I pulled him back toward the basement, and when we were safely down there, he gestured at the towel I’d been holding all this time. “That for me?” He rubbed it over his head, and after he pulled it away, he surveyed the basement. “Nice ambience.”
“I can’t believe you’re here.”
“There’s fallen branches on Williamson, but I bet you anything the tornado bypasses us. This is just a thunderstorm.” Even as he said it, the sirens stopped. “See?” He grinned. “God agrees with me.”
“Still, it can’t have been safe to—”
He put his hand over my mouth, cutting me off. “I thought of something on the way here, but you have to stop scolding me. If I move my hand, will you stop?”
I nodded, and he withdrew his hand.
“I decided we should get married,” he said. “No more of this running-through-the-rain shit. We should live in the same place, sleep in the same bed at night, wake up together in the morning, and whenever there’s a tornado, I can take care of you and watch baseball at the same time.”
We regarded each other. Uncertainly, I said, “You mean—Is this—Are you proposing?”
“It sure feels like it.” He grinned, but a little nervously.

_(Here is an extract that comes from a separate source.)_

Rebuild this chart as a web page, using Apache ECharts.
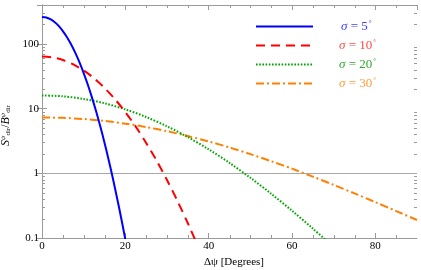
<!DOCTYPE html>
<html><head><meta charset="utf-8">
<script src="https://cdn.jsdelivr.net/npm/echarts@6/dist/echarts.min.js"></script>
<style>html,body{margin:0;padding:0;background:#fff}#c{width:421px;height:270px}</style>
</head><body><div id="c"></div>
<script>
// ---- data ----
const seriesNames = ['σ = 5°', 'σ = 10°', 'σ = 20°', 'σ = 30°'];
const x5  = [0,1,2,3,4,5,6,7,8,9,10,11,12,13,14,15,16,17,18,19,20];
const y5  = [261,256,241,218,190,158,127,98.1,72.6,51.8,35.5,23.4,14.8,9.02,5.28,2.98,1.61,0.841,0.42,0.204,0.095];
const x10 = [0,2.5,5,7.5,10,12.5,15,17.5,20,22.5,25,27.5,30,32.5,35,37.5,40];
const y10 = [64,62.0,56.5,48.3,38.9,29.4,20.9,14.0,8.84,5.26,2.95,1.57,0.787,0.375,0.169,0.0724,0.0295];
const x20 = [0,5,10,15,20,25,30,35,40,45,50,55,60,65,70];
const y20 = [16,15.5,14.1,12.1,9.75,7.42,5.33,3.63,2.35,1.45,0.853,0.483,0.264,0.140,0.0723];
const x30 = [0,5,10,15,20,25,30,35,40,45,50,55,60,65,70,75,80,85,90];
const y30 = [7.3,7.20,6.91,6.45,5.86,5.19,4.48,3.77,3.11,2.51,1.98,1.54,1.18,0.889,0.662,0.489,0.358,0.261,0.190];
const xTicks = [0,20,40,60,80];
const xMinorTicks = [5,10,15,25,30,35,45,50,55,65,70,75,85];
const yTicks = [0.1,1,10,100];
const yMinorTicks = [0.2,0.3,0.4,0.5,0.6,0.7,0.8,0.9,2,3,4,5,6,7,8,9,20,30,40,50,60,70,80,90,200,300,400];
const refLine = 1;
// ---------------------------------------

const colors = ['#0000ff','#ff0000','#00a800','#ff8000'];
const textColors = ['#4040ff','#ff4848','#30a830','#ff9a40'];
const pair = (xs, ys) => xs.map((x,i)=>[x, ys[i]]);
const frame = '#9a9a9a';
const serif = '"Liberation Serif","DejaVu Serif",serif';

const chart = echarts.init(document.getElementById('c'), null, {renderer:'canvas'});

function tickSeries(data, isY){
  return {
    type:'custom', silent:true, z:5, clip:false,
    xAxisIndex:0, yAxisIndex:0,
    data: data.map(v => isY ? [0, v] : [v, 1]),
    renderItem: function(params, api){
      const cs = params.coordSys;
      const L = 3;
      const st = {stroke: frame, lineWidth: 1};
      if (isY) {
        const p = api.coord([0, api.value(1)]);
        const y = Math.round(p[1]) + 0.5;
        return {type:'group', children:[
          {type:'line', shape:{x1:cs.x, y1:y, x2:cs.x+L, y2:y}, style:st},
          {type:'line', shape:{x1:cs.x+cs.width-L, y1:y, x2:cs.x+cs.width, y2:y}, style:st}
        ]};
      } else {
        const p = api.coord([api.value(0), 1]);
        const x = Math.round(p[0]) + 0.5;
        return {type:'group', children:[
          {type:'line', shape:{x1:x, y1:cs.y+cs.height, x2:x, y2:cs.y+cs.height-L}, style:st},
          {type:'line', shape:{x1:x, y1:cs.y, x2:x, y2:cs.y+L}, style:st}
        ]};
      }
    }
  };
}

const legendFmt = name => {
  const m = name.match(/σ = (\d+)°/);
  return '{i|σ}{n| = ' + m[1] + '}{d|°}';
};

const yFmt = v => {
  const e = Math.log10(v);
  if (Math.abs(e - Math.round(e)) > 1e-6) return '';
  const r = Math.round(e);
  return r < 0 ? (Math.pow(10, r)).toFixed(-r) : String(Math.pow(10, r));
};

const lineStyles = [
  {width:2, type:'solid'},
  {width:2, type:[9,6]},
  {width:2, type:[1.6,1.6]},
  {width:2, type:[8,3,2,3]}
];
const datasets = [pair(x5,y5), pair(x10,y10), pair(x20,y20), pair(x30,y30)];

const series = datasets.map((d,i)=>({
  name: seriesNames[i], type:'line', data:d, symbol:'none', smooth:0.3,
  z: 10 - i,
  lineStyle: Object.assign({color: colors[i]}, lineStyles[i]),
  itemStyle: {color: colors[i]},
  clip: true
}));
series[0].markLine = {
  silent:true, symbol:'none', label:{show:false}, z:1,
  lineStyle:{color:'#a8a8a8', width:1.2, type:'solid'},
  data:[{yAxis: refLine}]
};
series.push(tickSeries(yMinorTicks, true));
series.push(tickSeries(xMinorTicks, false));

chart.setOption({
  animation:false,
  backgroundColor:'#ffffff',
  grid:{left:42, right:4, top:5, bottom:32, containLabel:false, outerBoundsMode:'none'},
  legend:{
    orient:'vertical', left:250, top:15, itemWidth:57, itemHeight:14, itemGap:6,
    itemStyle:{opacity:0},
    formatter: legendFmt,
    data: seriesNames.map((n,i)=>({name:n, textStyle:{color:textColors[i], padding:[0,0,0, i===0?23:21]}})),
    textStyle:{
      fontFamily: serif, fontSize:13,
      rich:{
        i:{fontFamily:serif, fontStyle:'italic', fontSize:13},
        n:{fontFamily:serif, fontSize:13},
        d:{fontFamily:serif, fontSize:7, verticalAlign:'top', padding:[0,0,6,1]}
      }
    }
  },
  xAxis:[{
    type:'value', min:0, max:90, interval:20, position:'bottom',
    name:'Δψ [Degrees]', nameLocation:'middle', nameGap:17,
    nameTextStyle:{fontFamily:serif, fontSize:11, color:'#000', padding:[0,0,0,9]},
    axisLine:{show:true, lineStyle:{color:frame}},
    axisTick:{show:true, inside:true, length:5, lineStyle:{color:frame}},
    axisLabel:{fontFamily:serif, fontSize:11, color:'#000', margin:3, showMaxLabel:false,
      formatter: v => xTicks.indexOf(v) >= 0 ? String(v) : ''},
    splitLine:{show:false}
  },{
    type:'value', min:0, max:90, interval:20, position:'top',
    axisLine:{show:true, lineStyle:{color:frame}},
    axisTick:{show:true, inside:true, length:5, lineStyle:{color:frame}},
    axisLabel:{show:false}, splitLine:{show:false}
  }],
  yAxis:[{
    type:'log', logBase:10, min:0.1, max:400, interval:1, position:'left',
    name:'{s|S}{sp|ψ}{sb|dir}{n|/}{s|B}{sp|ψ}{sb|dir}',
    nameLocation:'middle', nameGap:26, nameRotate:90,
    nameTextStyle:{fontFamily:serif, fontSize:11, color:'#000', padding:[0,8,0,0],
      rich:{
        s:{fontFamily:serif, fontStyle:'italic', fontSize:12, color:'#000'},
        sp:{fontFamily:serif, fontStyle:'italic', fontSize:7, verticalAlign:'top', color:'#000'},
        sb:{fontFamily:serif, fontSize:7, verticalAlign:'bottom', color:'#000'},
        n:{fontFamily:serif, fontSize:12, color:'#000'}
      }},
    axisLine:{show:true, lineStyle:{color:frame}},
    axisTick:{show:true, inside:true, length:5, lineStyle:{color:frame}},
    axisLabel:{fontFamily:serif, fontSize:11, color:'#000', margin:3, showMaxLabel:false, formatter:yFmt},
    splitLine:{show:false}
  },{
    type:'log', logBase:10, min:0.1, max:400, interval:1, position:'right',
    axisLine:{show:true, lineStyle:{color:frame}},
    axisTick:{show:true, inside:true, length:5, lineStyle:{color:frame}},
    axisLabel:{show:false}, splitLine:{show:false}
  }],
  series: series
});
</script>
</body></html>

I said, “Okay.” And then I beamed.
When Charlie took hold of me, he embraced me so tightly my feet left the gr
ound—literally, I mean, not figuratively. And here we were in the basement, the grimy basement: My life was changing, and we stood in the dankest of places. I was still myself, I didn’t feel catapulted into a different existence, the room was not aglow. It was only later that this moment would take on its proper burnish. While it was happening, everything felt new and strange and exciting and tenuous, which was the opposite of how it would feel later: weighty and familiar and reassuring. It would in retrospect appear to be a stop on a narrative path that was inevitable, but this is only because most events, most paths, feel inevitable in retrospect.
And so I had lost Dena, and in exchange I had gotten marriage; I’d traded friendship for romance, companionship for a husband. Was this not a reasonable bargain, one most people would make? I’d no longer be that allegedly eccentric, allegedly pitiable never married woman; my very existence would not pose a question that others felt compelled to try answering.
But what amazed me was that I would marry a man I loved; my choices had not turned out to be settling or remaining single. The generic relief of being coupled off was something I could have found by marrying Wade Trommler in 1967, or another man since. The remarkable part was that I’d be getting much more. Charlie was sweet and funny and energetic, he was incredibly attractive—his wrists with light brown hair on the back, his preppy shirts, his grin, and his charisma—and I had waited until the age of thirty-one, I’d sometimes felt like the last one standing, and then I had found somebody who was not perfect but was perfect enough, perfect for me. I was not to be punished, after all. I was to be rewarded, though it was hard to say for what.
It had been six weeks since we’d met.